First. there was the crisis in Berlin. In November 1958, Soviet Premier Nikita Kruschev issued an ultimatum giving the Western powers six months to agree to withdraw from Berlin and make it a free, demilitarized city. Kruschev and Eisenhower talked but no agreement was reached. In 1961, alarmed by the steady flow of citizens from to East to West Berlin, the border to West Berlin was closed and the Berlin Wall erected. President Kennedy responded by calling up nearly 150,000 National Guardsmen. My Army reserve was on alert but never activated. My pal Lefty from Hull Street was called up with his reserve unit and spent a year in North Carolina making Raleigh safe for Democracy. The Berlin Wall stood until the great Ronald Wilson Reagan made his famous: "Mr. Gorbachev, tear down this wall" speech in 1987.
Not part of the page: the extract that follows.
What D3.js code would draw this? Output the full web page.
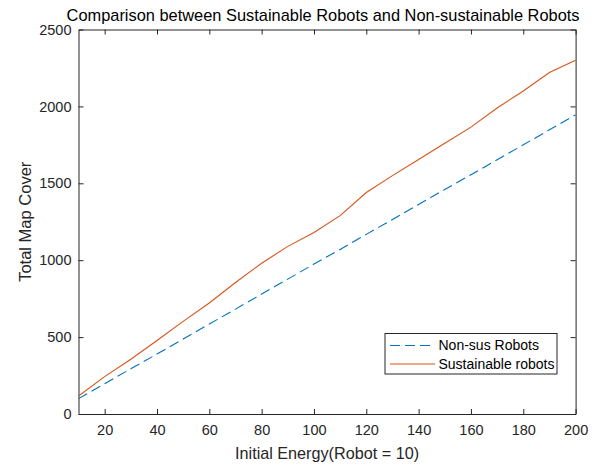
<!DOCTYPE html>
<html>
<head>
<meta charset="utf-8">
<script src="https://cdn.jsdelivr.net/npm/d3@7"></script>
<style>
  body { margin: 0; background: #fff; }
  svg { display: block; font-family: "Liberation Sans", Arial, sans-serif; }
</style>
</head>
<body>
<div id="chart"></div>
<script>
const energy = [10, 20, 30, 40, 50, 60, 70, 80, 90, 100, 110, 120, 130, 140, 150, 160, 170, 180, 190, 200];
const nonSus = [100, 197, 294, 390, 487, 585, 682, 780, 877, 975, 1070, 1168, 1265, 1362, 1460, 1556, 1653, 1750, 1848, 1945];
const sustainable = [117, 243, 356, 478, 602, 722, 855, 980, 1090, 1180, 1290, 1440, 1550, 1655, 1760, 1865, 1990, 2100, 2220, 2300];
const xTicks = [20, 40, 60, 80, 100, 120, 140, 160, 180, 200];
const yTicks = [0, 500, 1000, 1500, 2000, 2500];
const seriesNames = ["Non-sus Robots", "Sustainable robots"];

const W = 601, H = 466;
const margin = {top: 29.5, right: 25.4, bottom: 52, left: 78.5};
const width = W - margin.left - margin.right;
const height = H - margin.top - margin.bottom;
const axisColor = "#262626";

const svg = d3.select("#chart").append("svg")
    .attr("width", W)
    .attr("height", H);

const g = svg.append("g")
    .attr("transform", "translate(" + margin.left + "," + margin.top + ")");

const x = d3.scaleLinear().domain([10, 200]).range([0, width]);
const y = d3.scaleLinear().domain([0, 2500]).range([height, 0]);

// axes, matlab style: ticks inside, box on
const tl = 5;
const fmt = d3.format("d");
const xb = g.append("g").attr("transform", "translate(0," + height + ")")
    .call(d3.axisBottom(x).tickValues(xTicks).tickFormat(fmt).tickSizeInner(-tl).tickSizeOuter(0).tickPadding(11));
const yl = g.append("g")
    .call(d3.axisLeft(y).tickValues(yTicks).tickFormat(fmt).tickSizeInner(-tl).tickSizeOuter(0).tickPadding(7));
const xt = g.append("g")
    .call(d3.axisTop(x).tickValues(xTicks).tickSizeInner(-tl).tickSizeOuter(0).tickFormat(""));
const yr = g.append("g").attr("transform", "translate(" + width + ",0)")
    .call(d3.axisRight(y).tickValues(yTicks).tickSizeInner(-tl).tickSizeOuter(0).tickFormat(""));

[xb, yl, xt, yr].forEach(a => {
    a.select(".domain").attr("stroke", axisColor);
    a.selectAll(".tick line").attr("stroke", axisColor);
    a.selectAll(".tick text").attr("fill", axisColor).style("font-size", "14.5px");
});

const line = d3.line()
    .x((d, i) => x(energy[i]))
    .y(d => y(d));

g.append("path")
    .datum(nonSus)
    .attr("fill", "none")
    .attr("stroke", "#0072BD")
    .attr("stroke-width", 1.1)
    .attr("stroke-dasharray", "10,5")
    .attr("d", line);

g.append("path")
    .datum(sustainable)
    .attr("fill", "none")
    .attr("stroke", "#D95319")
    .attr("stroke-width", 1.1)
    .attr("d", line);

// title + labels
svg.append("text")
    .attr("x", margin.left + width / 2 - 4)
    .attr("y", 21)
    .attr("text-anchor", "middle")
    .attr("fill", "#000")
    .style("font-size", "16.4px")
    .text("Comparison between Sustainable Robots and Non-sustainable Robots");

svg.append("text")
    .attr("x", margin.left + width / 2)
    .attr("y", 459)
    .attr("text-anchor", "middle")
    .attr("fill", axisColor)
    .style("font-size", "16.2px")
    .text("Initial Energy(Robot = 10)");

svg.append("text")
    .attr("transform", "translate(31," + (margin.top + height / 2) + ") rotate(-90)")
    .attr("text-anchor", "middle")
    .attr("fill", axisColor)
    .style("font-size", "16.5px")
    .text("Total Map Cover");

// legend
const legend = svg.append("g").attr("transform", "translate(385,333.5)");
legend.append("rect")
    .attr("width", 172)
    .attr("height", 40.5)
    .attr("fill", "#fff")
    .attr("stroke", axisColor);

const styles = [
    {color: "#0072BD", dash: "10,5"},
    {color: "#D95319", dash: null}
];
seriesNames.forEach((name, i) => {
    const row = legend.append("g").attr("transform", "translate(0," + (12 + i * 18.5) + ")");
    row.append("line")
        .attr("x1", 5).attr("x2", 50)
        .attr("stroke", styles[i].color)
        .attr("stroke-width", 1.1)
        .attr("stroke-dasharray", styles[i].dash);
    row.append("text")
        .attr("x", 53.5)
        .attr("dy", "0.35em")
        .attr("fill", "#000")
        .style("font-size", "14px")
        .text(name);
});
</script>
</body>
</html>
Most southern states had "separate but equal" rules for whites and blacks in the early sixties for schools and other public facilities. A black student named James Meredith, who had attended an all black junior college for two years, applied in 1960 to get a degree at the University of Mississippi. He was denied entry twice, with the leading opponent being the state governor, Ross Barnett. After winning a case brought on his behalf by the NAACP, Meredith thought the matter had been settled. But Governor Barnett, despite telling President Kennedy and his brother Attorney General Robert Kennedy that he would stand aside, broke his word and incited the locals to riot, resulting in injuries and death. The Kennedys, infuriated at the betrayal, called in the National Guard who led Meredith through the university's door. This was a shameful incident in American history, and JFK, despite knowing he would lose Southern reelection votes, ultimately did the right thing.
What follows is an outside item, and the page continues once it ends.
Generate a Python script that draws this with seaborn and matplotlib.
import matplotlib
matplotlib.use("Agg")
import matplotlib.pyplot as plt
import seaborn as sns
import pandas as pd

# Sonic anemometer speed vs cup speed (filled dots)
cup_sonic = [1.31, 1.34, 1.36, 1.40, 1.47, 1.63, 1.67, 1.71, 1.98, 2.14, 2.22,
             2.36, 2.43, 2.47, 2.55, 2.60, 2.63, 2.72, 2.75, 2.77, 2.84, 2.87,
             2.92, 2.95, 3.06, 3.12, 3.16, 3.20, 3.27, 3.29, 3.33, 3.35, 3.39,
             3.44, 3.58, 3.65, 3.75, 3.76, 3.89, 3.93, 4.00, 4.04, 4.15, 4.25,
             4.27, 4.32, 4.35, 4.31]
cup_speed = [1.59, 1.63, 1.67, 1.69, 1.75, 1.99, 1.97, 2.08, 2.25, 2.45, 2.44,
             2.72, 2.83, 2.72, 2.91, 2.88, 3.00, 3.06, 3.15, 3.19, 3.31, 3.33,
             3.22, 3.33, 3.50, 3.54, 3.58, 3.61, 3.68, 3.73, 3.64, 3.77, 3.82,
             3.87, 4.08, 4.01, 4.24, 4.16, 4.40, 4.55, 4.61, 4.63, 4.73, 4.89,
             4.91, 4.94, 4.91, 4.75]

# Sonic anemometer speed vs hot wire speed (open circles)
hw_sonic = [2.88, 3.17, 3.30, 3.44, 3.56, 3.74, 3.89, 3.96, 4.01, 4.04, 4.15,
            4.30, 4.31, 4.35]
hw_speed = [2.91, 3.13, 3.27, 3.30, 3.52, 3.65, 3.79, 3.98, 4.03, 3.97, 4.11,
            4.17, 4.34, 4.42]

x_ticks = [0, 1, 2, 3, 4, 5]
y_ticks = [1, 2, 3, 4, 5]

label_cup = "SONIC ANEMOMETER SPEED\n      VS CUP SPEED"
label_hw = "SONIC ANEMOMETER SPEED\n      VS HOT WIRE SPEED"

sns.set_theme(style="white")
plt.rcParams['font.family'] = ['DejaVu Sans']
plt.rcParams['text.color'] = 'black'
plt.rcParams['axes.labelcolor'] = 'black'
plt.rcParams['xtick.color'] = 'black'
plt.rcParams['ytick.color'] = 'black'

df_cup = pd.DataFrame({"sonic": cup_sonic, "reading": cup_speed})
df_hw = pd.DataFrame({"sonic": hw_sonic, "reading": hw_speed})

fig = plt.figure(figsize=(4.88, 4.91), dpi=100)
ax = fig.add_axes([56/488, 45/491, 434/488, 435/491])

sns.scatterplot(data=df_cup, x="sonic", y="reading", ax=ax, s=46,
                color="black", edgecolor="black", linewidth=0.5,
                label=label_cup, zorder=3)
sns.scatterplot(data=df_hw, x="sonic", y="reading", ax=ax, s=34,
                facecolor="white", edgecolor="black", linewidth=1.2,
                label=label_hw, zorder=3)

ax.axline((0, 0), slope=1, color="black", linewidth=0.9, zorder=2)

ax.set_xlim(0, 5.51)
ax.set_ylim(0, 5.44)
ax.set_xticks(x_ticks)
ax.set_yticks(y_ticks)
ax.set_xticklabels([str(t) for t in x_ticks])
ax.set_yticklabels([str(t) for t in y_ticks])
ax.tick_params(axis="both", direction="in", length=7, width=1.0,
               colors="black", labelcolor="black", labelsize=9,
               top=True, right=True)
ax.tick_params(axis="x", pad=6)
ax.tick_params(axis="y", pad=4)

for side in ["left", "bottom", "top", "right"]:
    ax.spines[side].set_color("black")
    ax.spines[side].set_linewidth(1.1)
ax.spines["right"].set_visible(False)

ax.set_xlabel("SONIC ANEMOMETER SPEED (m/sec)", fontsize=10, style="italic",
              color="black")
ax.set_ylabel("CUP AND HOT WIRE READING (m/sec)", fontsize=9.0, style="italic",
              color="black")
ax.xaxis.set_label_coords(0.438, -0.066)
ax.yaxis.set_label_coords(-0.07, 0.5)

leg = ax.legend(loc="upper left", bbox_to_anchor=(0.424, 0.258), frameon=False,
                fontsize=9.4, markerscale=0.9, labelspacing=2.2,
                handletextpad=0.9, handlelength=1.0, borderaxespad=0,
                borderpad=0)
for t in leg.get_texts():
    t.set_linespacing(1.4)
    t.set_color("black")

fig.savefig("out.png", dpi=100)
With hardly time to catch his breath, Kennedy was up at bat again. In September 1962, after some unsuccessful operations by the U.S. to overthrow the Cuban regime (Bay of Pigs) the Cuban and Soviet governments began to surreptitiously build bases in Cuba for a number of medium-range and intermediate-range ballistic nuclear missiles with the ability to strike most of the continental United States. On October 14, 1962, a United States Air Force U-2 plane on a photoreconnaissance mission captured photographic proof of Soviet missile bases under construction in Cuba. The U.S. announced that it would not permit offensive weapons to be delivered to Cuba and demanded that the Soviets dismantle the missile bases already under construction or completed in Cuba and remove all offensive weapons. Cuba and the Soviets backed down after the United States agreed never to invade Cuba.
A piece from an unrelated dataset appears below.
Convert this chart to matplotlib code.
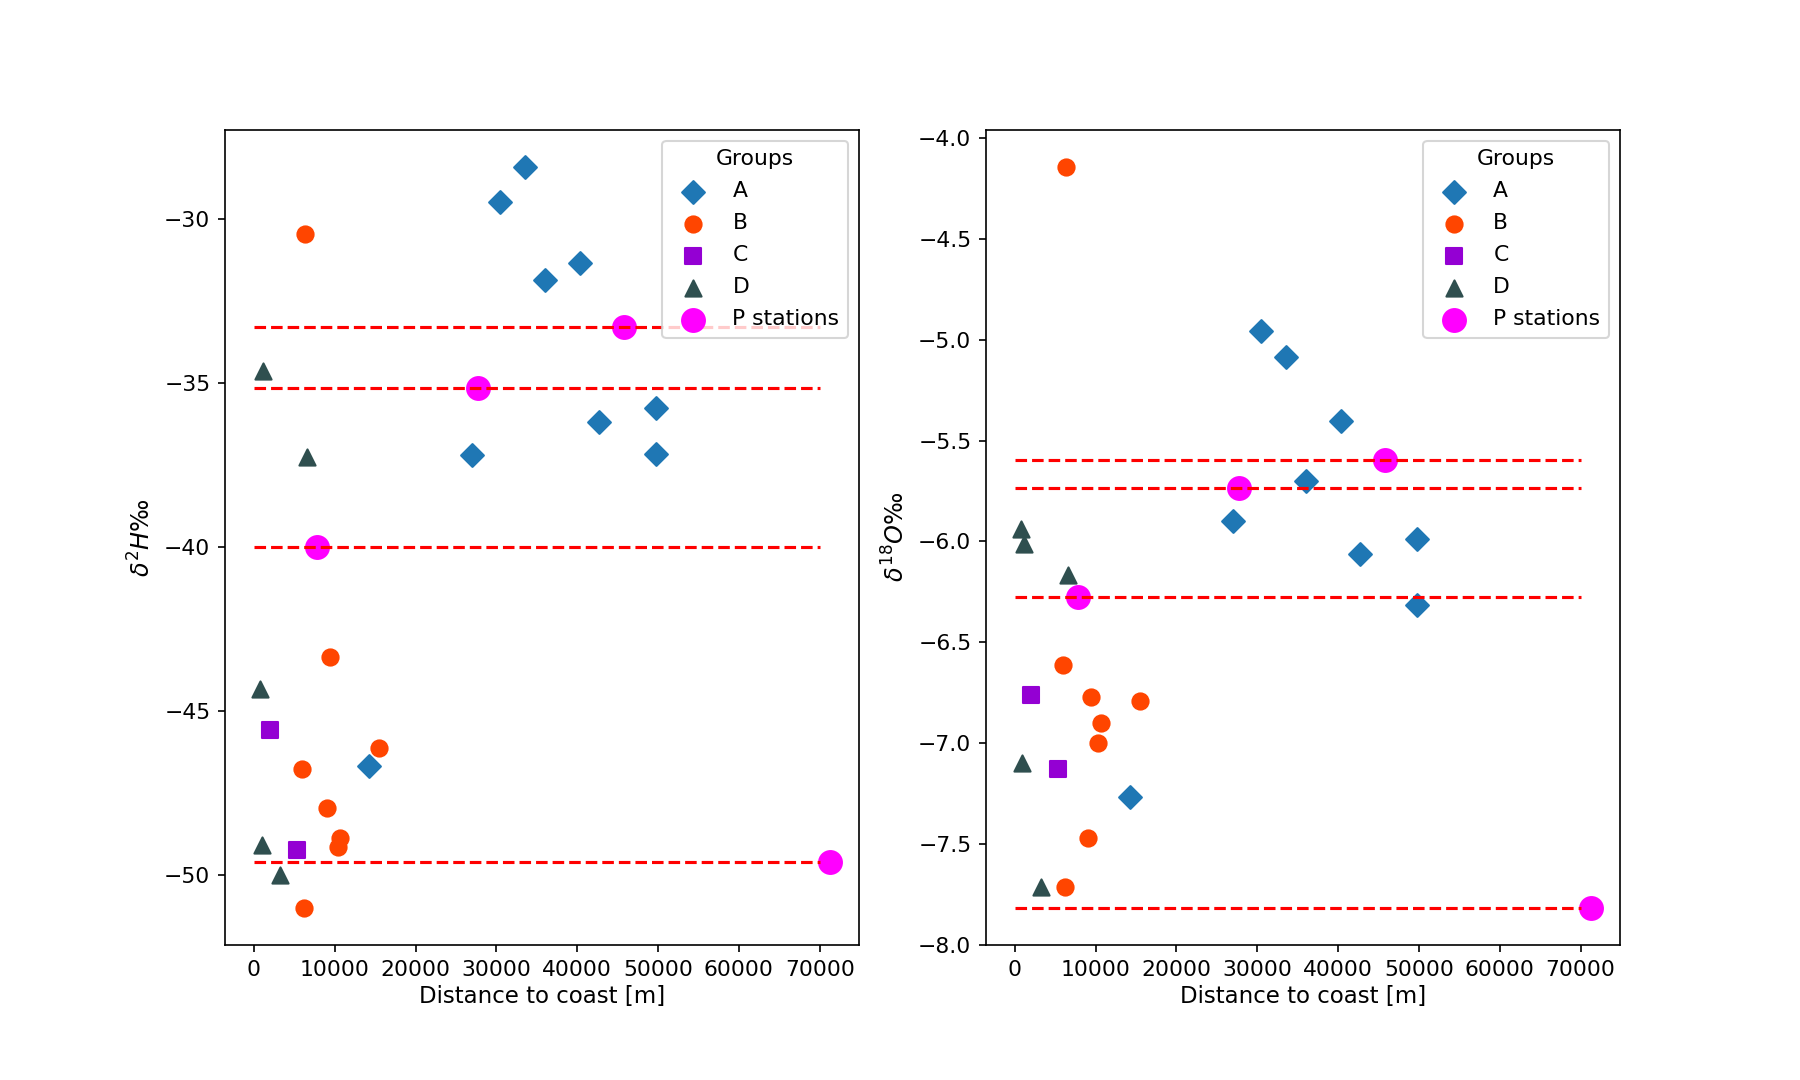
import matplotlib.pyplot as plt

# distance to coast [m], d2H, d18O per group
a_dist = [14300, 27000, 30400, 33600, 36050, 40300, 42700, 49750, 49750]
a_d2h = [-46.70, -37.19, -29.47, -28.39, -31.86, -31.33, -36.18, -35.75, -37.16]
a_d18o = [-7.27, -5.90, -4.956, -5.087, -5.70, -5.405, -6.065, -5.986, -6.316]

b_dist = [6000, 6200, 6350, 9050, 9400, 10350, 10700, 15500]
b_d2h = [-46.77, -51.02, -30.46, -47.96, -43.37, -49.16, -48.88, -46.14]
b_d18o = [-6.612, -7.716, -4.142, -7.471, -6.771, -6.999, -6.902, -6.794]

c_dist = [2000, 5350]
c_d2h = [-45.58, -49.26]
c_d18o = [-6.76, -7.13]

d_dist = [800, 950, 1150, 3200, 6550]
d_d2h = [-44.35, -49.09, -34.63, -50.0, -37.26]
d_d18o = [-5.94, -7.10, -6.014, -7.716, -6.168]

p_dist = [7800, 27700, 45750, 71300]
p_d2h = [-40.0, -35.16, -33.30, -49.61]
p_d18o = [-6.276, -5.735, -5.599, -7.818]

groups = [
    ("A", a_dist, a_d2h, a_d18o, "D", "tab:blue"),
    ("B", b_dist, b_d2h, b_d18o, "o", "orangered"),
    ("C", c_dist, c_d2h, c_d18o, "s", "darkviolet"),
    ("D", d_dist, d_d2h, d_d18o, "^", "darkslategray"),
]

fig, (ax1, ax2) = plt.subplots(1, 2, figsize=(12, 7.2))
fig.subplots_adjust(bottom=0.125)

for name, dist, h, o, mk, clr in groups:
    ax1.scatter(dist, h, marker=mk, c=clr, s=60, label=name)
    ax2.scatter(dist, o, marker=mk, c=clr, s=60, label=name)

ax1.scatter(p_dist, p_d2h, c="magenta", s=120, label="P stations")
ax2.scatter(p_dist, p_d18o, c="magenta", s=120, label="P stations")

for y in p_d2h:
    ax1.plot([0, 70000], [y, y], "r--")
for y in p_d18o:
    ax2.plot([0, 70000], [y, y], "r--")

for ax in (ax1, ax2):
    ax.set_xlabel("Distance to coast [m]", fontsize=11, labelpad=2.5)
    ax.tick_params(labelsize=10.5)
    ax.legend(title="Groups", loc="upper right", fontsize=10.5,
              title_fontsize=10.5, labelspacing=0.55)
ax1.set_ylabel(r"$\delta^2H‰$", fontsize=11.5)
ax2.set_ylabel(r"$\delta^{18}O‰$", fontsize=11.5)

plt.savefig("out.png", dpi=150)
I voted for JFK when I was young and foolish, and a registered Democrat. I was greatly saddned when he was killed in 1963. Although history may have taken some of the bloom off the Camelot legend by revealing JFK's human frailties, I think he did a credible job in dealing with all the world-shaking crises he faced in so short a time. I have also gained a measure of respect for his brother Bobby. It was his job to play bad cop to JFK's good cop. Bobby was the hammer in JFK's velvet glove. Together they bullied and cajoled the Congress and the Cabinet, with able assistance from one of the world's greatest political persuaders, Lyndon Baines Johnson. I don't know how anyone stands up to the pressure of being the leader of the free world. I don't envy them their job of running this country, and though I often violently disagree with their policies, I applaud them for having the courage to try.